**WHAT THIS TASK INVOLVES:** Identify, in the records below, every line where the string "code" appears, and copy each such line.

[begin INPUT]

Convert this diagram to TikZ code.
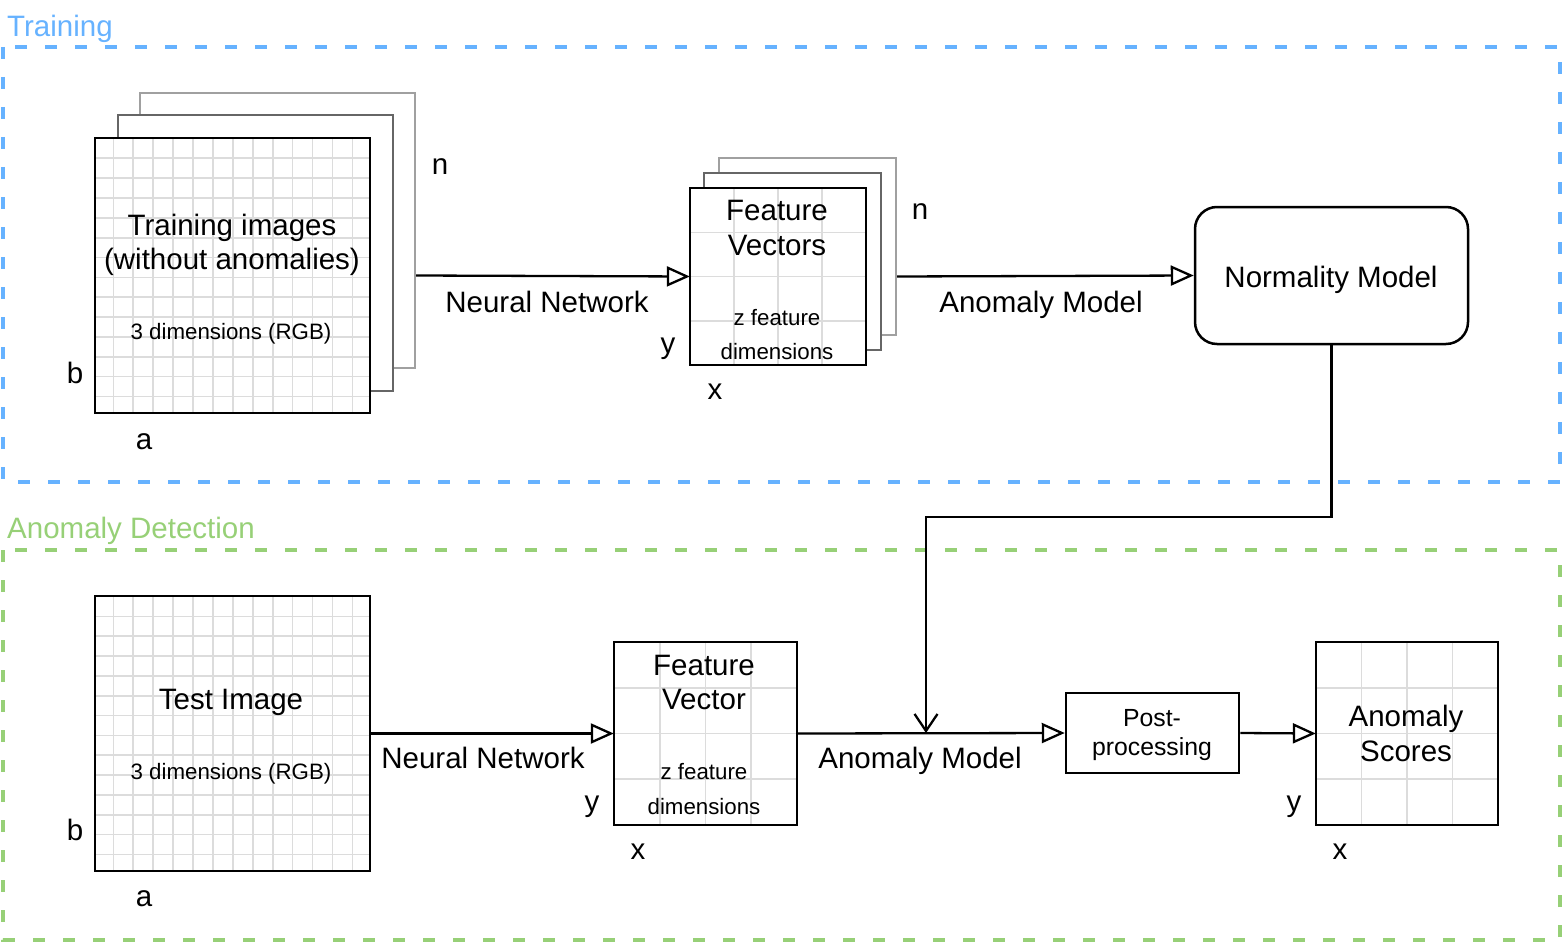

[end INPUT]
[begin INPUT]

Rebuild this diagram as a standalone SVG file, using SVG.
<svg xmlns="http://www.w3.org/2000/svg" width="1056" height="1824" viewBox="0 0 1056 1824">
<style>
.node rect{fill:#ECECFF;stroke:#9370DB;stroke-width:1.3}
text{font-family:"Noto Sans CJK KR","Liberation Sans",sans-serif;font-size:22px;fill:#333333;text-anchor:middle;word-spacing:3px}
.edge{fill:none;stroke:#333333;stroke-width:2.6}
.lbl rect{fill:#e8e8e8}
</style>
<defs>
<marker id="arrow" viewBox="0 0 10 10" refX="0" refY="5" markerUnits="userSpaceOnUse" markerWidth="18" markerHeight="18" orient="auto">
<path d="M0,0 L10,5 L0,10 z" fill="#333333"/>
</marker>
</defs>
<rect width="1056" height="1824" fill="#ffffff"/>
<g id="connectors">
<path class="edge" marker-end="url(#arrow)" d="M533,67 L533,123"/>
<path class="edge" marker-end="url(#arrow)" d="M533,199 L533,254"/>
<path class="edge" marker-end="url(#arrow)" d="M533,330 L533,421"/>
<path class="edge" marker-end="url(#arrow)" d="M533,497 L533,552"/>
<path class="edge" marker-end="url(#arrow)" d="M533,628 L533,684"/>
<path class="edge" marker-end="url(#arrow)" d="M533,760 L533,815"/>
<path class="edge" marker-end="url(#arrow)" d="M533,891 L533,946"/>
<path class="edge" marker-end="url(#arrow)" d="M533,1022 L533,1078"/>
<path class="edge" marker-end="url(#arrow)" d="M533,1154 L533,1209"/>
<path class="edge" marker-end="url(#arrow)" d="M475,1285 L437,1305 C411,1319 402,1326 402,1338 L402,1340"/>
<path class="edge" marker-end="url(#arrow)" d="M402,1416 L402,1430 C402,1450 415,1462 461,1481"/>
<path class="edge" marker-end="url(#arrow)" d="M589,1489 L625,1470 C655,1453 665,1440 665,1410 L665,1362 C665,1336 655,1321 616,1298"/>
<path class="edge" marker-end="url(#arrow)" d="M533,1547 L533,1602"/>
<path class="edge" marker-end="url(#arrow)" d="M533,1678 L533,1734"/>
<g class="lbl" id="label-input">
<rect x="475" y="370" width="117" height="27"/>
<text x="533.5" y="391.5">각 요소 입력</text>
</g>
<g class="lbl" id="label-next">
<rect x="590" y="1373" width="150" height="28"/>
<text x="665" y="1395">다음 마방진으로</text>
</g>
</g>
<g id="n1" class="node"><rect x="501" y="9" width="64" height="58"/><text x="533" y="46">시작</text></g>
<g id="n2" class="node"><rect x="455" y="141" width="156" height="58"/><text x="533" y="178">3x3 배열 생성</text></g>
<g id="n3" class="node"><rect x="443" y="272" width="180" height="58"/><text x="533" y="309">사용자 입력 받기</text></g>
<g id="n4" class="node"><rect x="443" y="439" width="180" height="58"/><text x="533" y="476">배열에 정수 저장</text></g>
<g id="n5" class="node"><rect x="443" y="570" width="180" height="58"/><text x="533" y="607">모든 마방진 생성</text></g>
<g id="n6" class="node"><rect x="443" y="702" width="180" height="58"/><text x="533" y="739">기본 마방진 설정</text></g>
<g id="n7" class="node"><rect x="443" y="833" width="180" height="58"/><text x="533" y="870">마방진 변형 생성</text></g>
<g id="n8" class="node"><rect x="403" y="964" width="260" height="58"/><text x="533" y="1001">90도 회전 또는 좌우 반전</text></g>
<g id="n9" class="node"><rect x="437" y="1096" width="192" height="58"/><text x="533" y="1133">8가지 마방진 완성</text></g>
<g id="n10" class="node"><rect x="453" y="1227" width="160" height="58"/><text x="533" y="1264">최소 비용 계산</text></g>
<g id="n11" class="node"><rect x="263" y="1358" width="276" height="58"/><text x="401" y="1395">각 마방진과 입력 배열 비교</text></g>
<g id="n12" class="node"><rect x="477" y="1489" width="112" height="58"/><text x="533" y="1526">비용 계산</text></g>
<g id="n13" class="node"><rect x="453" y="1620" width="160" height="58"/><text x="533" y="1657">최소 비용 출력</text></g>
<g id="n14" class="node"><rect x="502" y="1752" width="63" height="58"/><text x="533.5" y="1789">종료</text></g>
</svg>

[end INPUT]
[begin INPUT]

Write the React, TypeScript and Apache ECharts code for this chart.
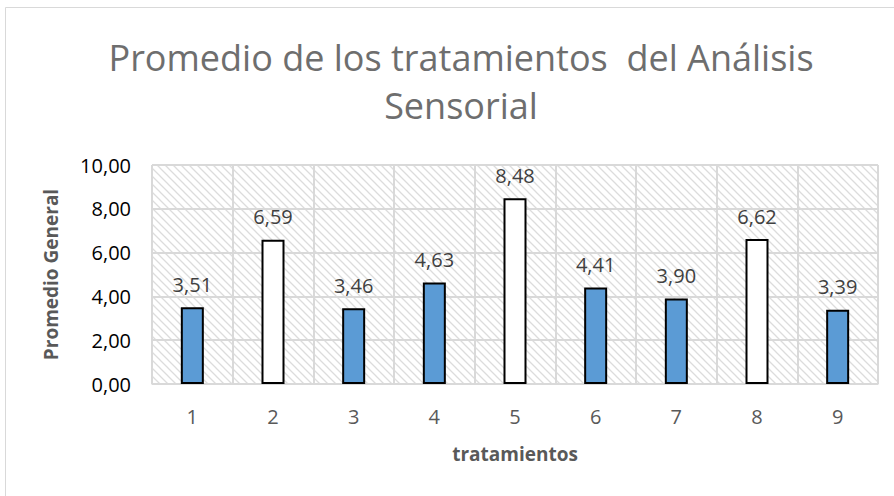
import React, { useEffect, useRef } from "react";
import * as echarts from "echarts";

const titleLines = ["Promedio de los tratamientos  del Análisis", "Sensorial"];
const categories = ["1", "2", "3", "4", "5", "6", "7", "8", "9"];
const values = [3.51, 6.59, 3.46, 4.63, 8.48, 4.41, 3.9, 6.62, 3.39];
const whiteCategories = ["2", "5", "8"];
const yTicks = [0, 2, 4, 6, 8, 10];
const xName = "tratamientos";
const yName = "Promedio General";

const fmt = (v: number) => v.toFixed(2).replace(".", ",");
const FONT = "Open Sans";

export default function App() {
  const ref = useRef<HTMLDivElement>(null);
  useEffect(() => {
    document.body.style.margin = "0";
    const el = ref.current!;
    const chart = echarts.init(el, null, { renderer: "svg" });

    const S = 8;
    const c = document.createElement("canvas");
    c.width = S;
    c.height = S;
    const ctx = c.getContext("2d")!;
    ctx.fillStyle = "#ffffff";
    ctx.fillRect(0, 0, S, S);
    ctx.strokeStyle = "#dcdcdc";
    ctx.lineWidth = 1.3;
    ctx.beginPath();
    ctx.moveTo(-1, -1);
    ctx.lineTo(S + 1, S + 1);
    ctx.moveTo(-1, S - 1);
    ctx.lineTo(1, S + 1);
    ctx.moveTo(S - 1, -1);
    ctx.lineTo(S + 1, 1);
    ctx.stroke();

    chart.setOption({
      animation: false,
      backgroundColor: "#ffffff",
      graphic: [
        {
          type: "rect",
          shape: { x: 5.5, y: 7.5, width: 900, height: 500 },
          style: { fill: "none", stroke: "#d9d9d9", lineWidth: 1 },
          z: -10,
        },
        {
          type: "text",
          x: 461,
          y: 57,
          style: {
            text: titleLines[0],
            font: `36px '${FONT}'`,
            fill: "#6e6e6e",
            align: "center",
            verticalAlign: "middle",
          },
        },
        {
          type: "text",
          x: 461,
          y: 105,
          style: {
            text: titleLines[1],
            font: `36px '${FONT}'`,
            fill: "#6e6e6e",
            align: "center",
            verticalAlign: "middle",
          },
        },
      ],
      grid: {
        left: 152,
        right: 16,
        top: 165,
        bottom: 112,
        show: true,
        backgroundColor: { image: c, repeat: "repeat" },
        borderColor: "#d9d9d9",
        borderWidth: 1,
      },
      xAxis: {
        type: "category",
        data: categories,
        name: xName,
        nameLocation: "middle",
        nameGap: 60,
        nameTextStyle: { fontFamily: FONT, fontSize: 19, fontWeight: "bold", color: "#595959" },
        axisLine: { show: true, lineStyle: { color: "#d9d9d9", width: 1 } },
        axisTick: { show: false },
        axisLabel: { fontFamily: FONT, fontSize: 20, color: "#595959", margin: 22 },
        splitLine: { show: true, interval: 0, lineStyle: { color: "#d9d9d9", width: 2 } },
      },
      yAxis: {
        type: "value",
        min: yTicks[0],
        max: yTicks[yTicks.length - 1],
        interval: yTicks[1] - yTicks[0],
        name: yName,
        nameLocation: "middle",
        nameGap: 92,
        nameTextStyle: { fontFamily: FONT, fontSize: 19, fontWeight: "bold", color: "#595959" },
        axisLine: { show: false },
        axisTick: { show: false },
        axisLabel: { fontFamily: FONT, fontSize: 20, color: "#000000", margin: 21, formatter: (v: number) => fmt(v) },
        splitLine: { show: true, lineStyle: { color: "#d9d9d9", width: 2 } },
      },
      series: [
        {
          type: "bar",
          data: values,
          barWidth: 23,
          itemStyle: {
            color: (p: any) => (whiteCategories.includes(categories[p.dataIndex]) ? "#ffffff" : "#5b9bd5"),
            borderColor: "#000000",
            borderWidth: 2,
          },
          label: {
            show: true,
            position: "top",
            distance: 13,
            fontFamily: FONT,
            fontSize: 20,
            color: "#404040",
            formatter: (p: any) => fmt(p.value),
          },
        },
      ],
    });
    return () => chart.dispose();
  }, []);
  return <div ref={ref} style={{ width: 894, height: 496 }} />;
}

[end INPUT]

**SOLUTION TO THE PROBLEM:**
Convert this diagram to TikZ code.
Write the React, TypeScript and Apache ECharts code for this chart.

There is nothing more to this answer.